Collected data entries:
#####

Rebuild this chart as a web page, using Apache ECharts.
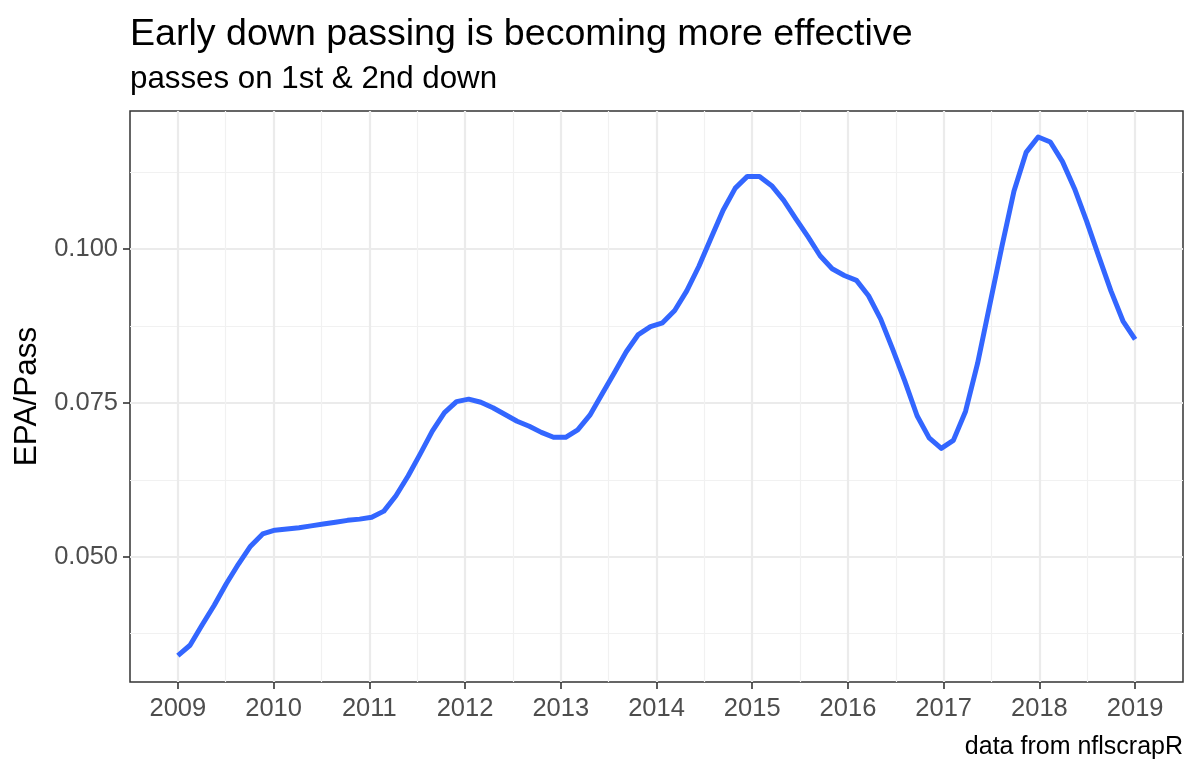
<!DOCTYPE html>
<html>
<head>
<meta charset="utf-8">
<script src="https://cdn.jsdelivr.net/npm/echarts@6/dist/echarts.min.js"></script>
<style>
html,body{margin:0;padding:0;background:#fff;}
#chart{width:1200px;height:775px;}
</style>
</head>
<body>
<div id="chart"></div>
<script>
// Loess evaluation points (80 points, 2009–2019)
const seasons = [
2009.000,2009.127,2009.253,2009.380,2009.506,2009.633,2009.759,2009.886,2010.013,2010.139,
2010.266,2010.392,2010.519,2010.646,2010.772,2010.899,2011.025,2011.152,2011.278,2011.405,
2011.532,2011.658,2011.785,2011.911,2012.038,2012.165,2012.291,2012.418,2012.544,2012.671,
2012.797,2012.924,2013.051,2013.177,2013.304,2013.430,2013.557,2013.684,2013.810,2013.937,
2014.063,2014.190,2014.316,2014.443,2014.570,2014.696,2014.823,2014.949,2015.076,2015.203,
2015.329,2015.456,2015.582,2015.709,2015.835,2015.962,2016.089,2016.215,2016.342,2016.468,
2016.595,2016.722,2016.848,2016.975,2017.101,2017.228,2017.354,2017.481,2017.608,2017.734,
2017.861,2017.987,2018.114,2018.241,2018.367,2018.494,2018.620,2018.747,2018.873,2019.000
];
const epaPerPass = [
0.0339,0.0356,0.0389,0.0421,0.0456,0.0488,0.0517,0.0537,0.0543,0.0545,
0.0547,0.0550,0.0553,0.0556,0.0559,0.0561,0.0564,0.0574,0.0599,0.0631,
0.0667,0.0704,0.0734,0.0752,0.0756,0.0751,0.0742,0.0731,0.0720,0.0712,
0.0702,0.0694,0.0694,0.0706,0.0730,0.0764,0.0798,0.0833,0.0861,0.0874,
0.0880,0.0900,0.0932,0.0972,0.1018,0.1063,0.1099,0.1118,0.1118,0.1103,
0.1079,0.1049,0.1020,0.0989,0.0968,0.0957,0.0949,0.0924,0.0886,0.0837,
0.0785,0.0729,0.0693,0.0676,0.0689,0.0736,0.0814,0.0909,0.1004,0.1094,
0.1157,0.1182,0.1174,0.1142,0.1098,0.1045,0.0988,0.0932,0.0883,0.0853
];
const xTicks = [2009,2010,2011,2012,2013,2014,2015,2016,2017,2018,2019];
const xMinorTicks = [2009.5,2010.5,2011.5,2012.5,2013.5,2014.5,2015.5,2016.5,2017.5,2018.5];
const yTicks = [0.050,0.075,0.100];
const yMinorTicks = [0.0375,0.0625,0.0875,0.1125];

const titleText = 'Early down passing is becoming more effective';
const subtitleText = 'passes on 1st & 2nd down';
const captionText = 'data from nflscrapR';
const yName = 'EPA/Pass';

const FONT = 'Liberation Sans, Arial, Helvetica, sans-serif';
const chart = echarts.init(document.getElementById('chart'), null, {renderer:'canvas'});
const data = seasons.map((s,i)=>[s, epaPerPass[i]]);

chart.setOption({
  animation:false,
  backgroundColor:'#ffffff',
  title:[
    {text:titleText,left:130,top:16,padding:0,textStyle:{fontFamily:FONT,fontSize:37.6,fontWeight:'normal',color:'#000000'}},
    {text:subtitleText,left:130,top:64,padding:0,textStyle:{fontFamily:FONT,fontSize:31.3,fontWeight:'normal',color:'#000000'}},
    {text:captionText,right:17,top:735,padding:0,textStyle:{fontFamily:FONT,fontSize:25,fontWeight:'normal',color:'#000000'}}
  ],
  grid:{left:130,right:17,top:111,bottom:93,containLabel:false,show:true,borderColor:'#333333',borderWidth:1.5,backgroundColor:'#ffffff'},
  xAxis:[
    {type:'value',min:2008.5,max:2019.5,
     axisLine:{show:false},
     axisTick:{show:true,length:7,customValues:xTicks,lineStyle:{color:'#333333',width:1.6}},
     axisLabel:{show:true,customValues:xTicks,margin:14,color:'#4D4D4D',fontSize:25.5,fontFamily:FONT,formatter:v=>String(Math.round(v))},
     splitLine:{show:true,lineStyle:{color:'#EBEBEB',width:2.2}}},
    {type:'value',min:2008.5,max:2019.5,
     axisLine:{show:false},axisTick:{show:false,customValues:xMinorTicks},axisLabel:{show:false,customValues:xMinorTicks},
     splitLine:{show:true,lineStyle:{color:'#F1F1F1',width:1.2}}}
  ],
  yAxis:[
    {type:'value',min:0.02963,max:0.12243,
     name:yName,nameLocation:'middle',nameGap:84,
     nameTextStyle:{fontFamily:FONT,fontSize:31.5,color:'#000000'},
     axisLine:{show:false},
     axisTick:{show:true,length:7,customValues:yTicks,lineStyle:{color:'#333333',width:1.6}},
     axisLabel:{show:true,customValues:yTicks,margin:12,color:'#4D4D4D',fontSize:25.5,fontFamily:FONT,formatter:v=>v.toFixed(3)},
     splitLine:{show:true,lineStyle:{color:'#EBEBEB',width:2.2}}},
    {type:'value',min:0.02963,max:0.12243,
     axisLine:{show:false},axisTick:{show:false,customValues:yMinorTicks},axisLabel:{show:false,customValues:yMinorTicks},
     splitLine:{show:true,lineStyle:{color:'#F1F1F1',width:1.2}}}
  ],
  series:[
    {type:'line',xAxisIndex:0,yAxisIndex:0,data:data,showSymbol:false,smooth:false,
     lineStyle:{color:'#3366FF',width:5,cap:'butt',join:'round'},z:10,silent:true}
  ]
});
</script>
</body>
</html>
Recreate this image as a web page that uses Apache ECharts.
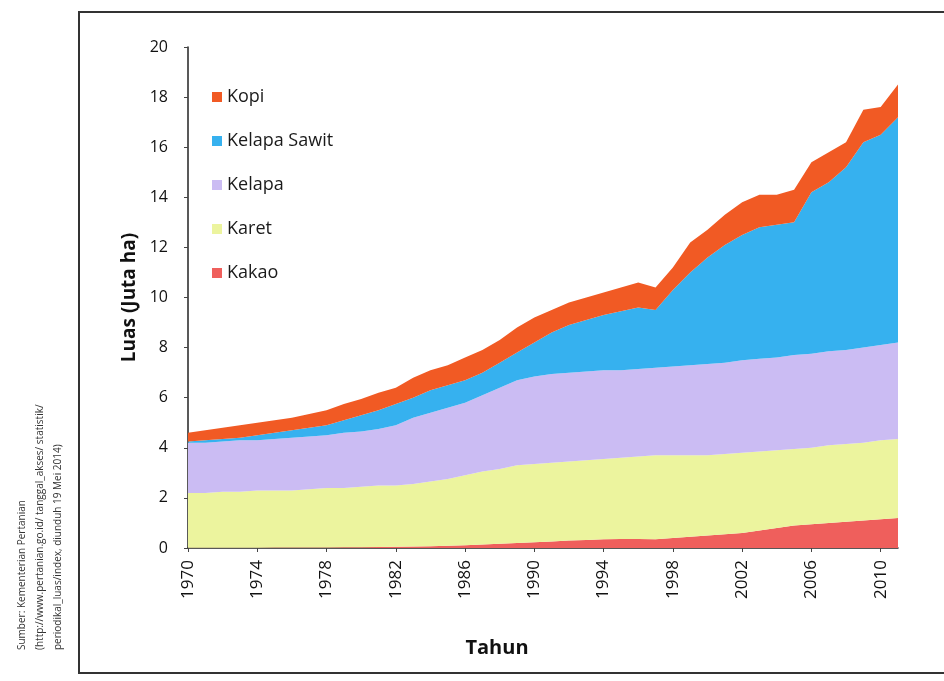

#####

All of the data above should be transcribed verbatim, with pictures omitted.

Rebuild this chart as a web page, using Apache ECharts.
<!DOCTYPE html>
<html>
<head>
<meta charset="utf-8">
<script src="https://cdn.jsdelivr.net/npm/echarts@6/dist/echarts.min.js"></script>
<style>
html,body{margin:0;padding:0;background:#fff;}
#chart{width:1200px;height:775px;}
</style>
</head>
<body>
<div id="chart"></div>
<script>
// Loess evaluation points (80 points, 2009–2019)
const seasons = [
2009.000,2009.127,2009.253,2009.380,2009.506,2009.633,2009.759,2009.886,2010.013,2010.139,
2010.266,2010.392,2010.519,2010.646,2010.772,2010.899,2011.025,2011.152,2011.278,2011.405,
2011.532,2011.658,2011.785,2011.911,2012.038,2012.165,2012.291,2012.418,2012.544,2012.671,
2012.797,2012.924,2013.051,2013.177,2013.304,2013.430,2013.557,2013.684,2013.810,2013.937,
2014.063,2014.190,2014.316,2014.443,2014.570,2014.696,2014.823,2014.949,2015.076,2015.203,
2015.329,2015.456,2015.582,2015.709,2015.835,2015.962,2016.089,2016.215,2016.342,2016.468,
2016.595,2016.722,2016.848,2016.975,2017.101,2017.228,2017.354,2017.481,2017.608,2017.734,
2017.861,2017.987,2018.114,2018.241,2018.367,2018.494,2018.620,2018.747,2018.873,2019.000
];
const epaPerPass = [
0.0339,0.0356,0.0389,0.0421,0.0456,0.0488,0.0517,0.0537,0.0543,0.0545,
0.0547,0.0550,0.0553,0.0556,0.0559,0.0561,0.0564,0.0574,0.0599,0.0631,
0.0667,0.0704,0.0734,0.0752,0.0756,0.0751,0.0742,0.0731,0.0720,0.0712,
0.0702,0.0694,0.0694,0.0706,0.0730,0.0764,0.0798,0.0833,0.0861,0.0874,
0.0880,0.0900,0.0932,0.0972,0.1018,0.1063,0.1099,0.1118,0.1118,0.1103,
0.1079,0.1049,0.1020,0.0989,0.0968,0.0957,0.0949,0.0924,0.0886,0.0837,
0.0785,0.0729,0.0693,0.0676,0.0689,0.0736,0.0814,0.0909,0.1004,0.1094,
0.1157,0.1182,0.1174,0.1142,0.1098,0.1045,0.0988,0.0932,0.0883,0.0853
];
const xTicks = [2009,2010,2011,2012,2013,2014,2015,2016,2017,2018,2019];
const xMinorTicks = [2009.5,2010.5,2011.5,2012.5,2013.5,2014.5,2015.5,2016.5,2017.5,2018.5];
const yTicks = [0.050,0.075,0.100];
const yMinorTicks = [0.0375,0.0625,0.0875,0.1125];

const titleText = 'Early down passing is becoming more effective';
const subtitleText = 'passes on 1st & 2nd down';
const captionText = 'data from nflscrapR';
const yName = 'EPA/Pass';

const FONT = 'Liberation Sans, Arial, Helvetica, sans-serif';
const chart = echarts.init(document.getElementById('chart'), null, {renderer:'canvas'});
const data = seasons.map((s,i)=>[s, epaPerPass[i]]);

chart.setOption({
  animation:false,
  backgroundColor:'#ffffff',
  title:[
    {text:titleText,left:130,top:16,padding:0,textStyle:{fontFamily:FONT,fontSize:37.6,fontWeight:'normal',color:'#000000'}},
    {text:subtitleText,left:130,top:64,padding:0,textStyle:{fontFamily:FONT,fontSize:31.3,fontWeight:'normal',color:'#000000'}},
    {text:captionText,right:17,top:735,padding:0,textStyle:{fontFamily:FONT,fontSize:25,fontWeight:'normal',color:'#000000'}}
  ],
  grid:{left:130,right:17,top:111,bottom:93,containLabel:false,show:true,borderColor:'#333333',borderWidth:1.5,backgroundColor:'#ffffff'},
  xAxis:[
    {type:'value',min:2008.5,max:2019.5,
     axisLine:{show:false},
     axisTick:{show:true,length:7,customValues:xTicks,lineStyle:{color:'#333333',width:1.6}},
     axisLabel:{show:true,customValues:xTicks,margin:14,color:'#4D4D4D',fontSize:25.5,fontFamily:FONT,formatter:v=>String(Math.round(v))},
     splitLine:{show:true,lineStyle:{color:'#EBEBEB',width:2.2}}},
    {type:'value',min:2008.5,max:2019.5,
     axisLine:{show:false},axisTick:{show:false,customValues:xMinorTicks},axisLabel:{show:false,customValues:xMinorTicks},
     splitLine:{show:true,lineStyle:{color:'#F1F1F1',width:1.2}}}
  ],
  yAxis:[
    {type:'value',min:0.02963,max:0.12243,
     name:yName,nameLocation:'middle',nameGap:84,
     nameTextStyle:{fontFamily:FONT,fontSize:31.5,color:'#000000'},
     axisLine:{show:false},
     axisTick:{show:true,length:7,customValues:yTicks,lineStyle:{color:'#333333',width:1.6}},
     axisLabel:{show:true,customValues:yTicks,margin:12,color:'#4D4D4D',fontSize:25.5,fontFamily:FONT,formatter:v=>v.toFixed(3)},
     splitLine:{show:true,lineStyle:{color:'#EBEBEB',width:2.2}}},
    {type:'value',min:0.02963,max:0.12243,
     axisLine:{show:false},axisTick:{show:false,customValues:yMinorTicks},axisLabel:{show:false,customValues:yMinorTicks},
     splitLine:{show:true,lineStyle:{color:'#F1F1F1',width:1.2}}}
  ],
  series:[
    {type:'line',xAxisIndex:0,yAxisIndex:0,data:data,showSymbol:false,smooth:false,
     lineStyle:{color:'#3366FF',width:5,cap:'butt',join:'round'},z:10,silent:true}
  ]
});
</script>
</body>
</html>
Recreate this image as a web page that uses Apache ECharts.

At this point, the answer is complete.